Facebook: Friend or foe?

I, like millions of other people, have a Facebook account.

I don’t use it all the time; and when I am on vacation I don’t even bother looking at it.

I am not one of those people who are constantly updating my Facebook status on what I am eating, where I am eating it at, what I am watching, what I am reading and just about anything else one can think of posting. A lot of my posts are about my kids, but in that area too, I don’t go overboard.

On Thursday, I was trying to find story ideas.

Every once in a while, it seems as though I hit what we in the office call “a famine.” It’s when we just have hit a wall and can’t think of any stories. It happens with every journalist at one point or another.

I started looking at various websites and Facebook pages. Then, I realized something. I am friends with the Green River Chamber of Commerce, the Green River Police Department, City of Green River and the Green River Parks and Recreation. I am probably friends with more organizations than just those, but I am not going to spend time looking it all up.

I start to get irritated when I visit those particular Facebook pages and realize I have been missing a bunch of information.

I wonder why.

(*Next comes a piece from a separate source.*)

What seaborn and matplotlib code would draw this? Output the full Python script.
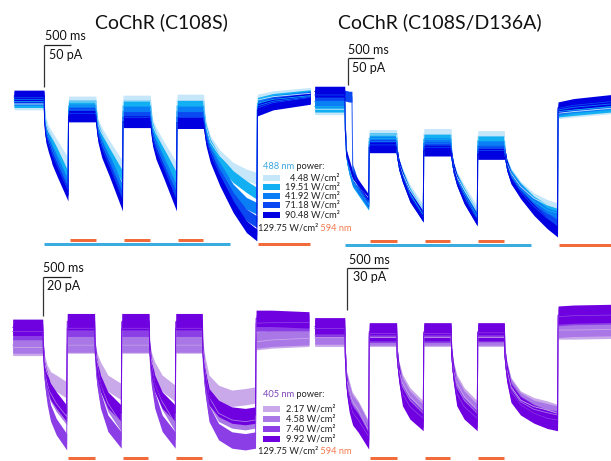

I liked their pages, shouldn’t I be getting their status updates?

Apparently not.

I ask my coworker David Martin, who is more up-to-date on this Facebook stuff than I am, and he says Facebook has changed its algorithms.

Whatever that means.

He said since Facebook has changed its algorithms to bring more stories from friends into a user’s news feed. As a result, public Facebook pages just aren’t receiving the coverage they used to. In fact, each time they post something maybe 4 percent of their followers actually receive a notification. As a Facebook user who liked all of these public pages and hasn’t received one update from them, I personally can attest that this it in fact the case.

Martin believes Facebook is attempting to force organizations with public pages into buying exposure on the website, essentially paying for their likes. I am not even sure if these groups know they need to do this.

I don’t even know what the fee is; and frankly don’t care since I find the whole thing a bit ridiculous.

Which leads me to the next issue and my subject of irritation. Who has time to go to each different Facebook page to try and find out what each group is doing? I started to and about an hour later, with only visiting four or five Facebook pages, I waived the white flag. I don’t have time for this. Who does?

It’s a shame that in order for these public Facebook pages to have the coverage they need, they would have to pay.

So here’s the question I pose to all of the public entities using this as a main source of getting its information out there -- Is it really working?

I think that answer is clear. It’s not.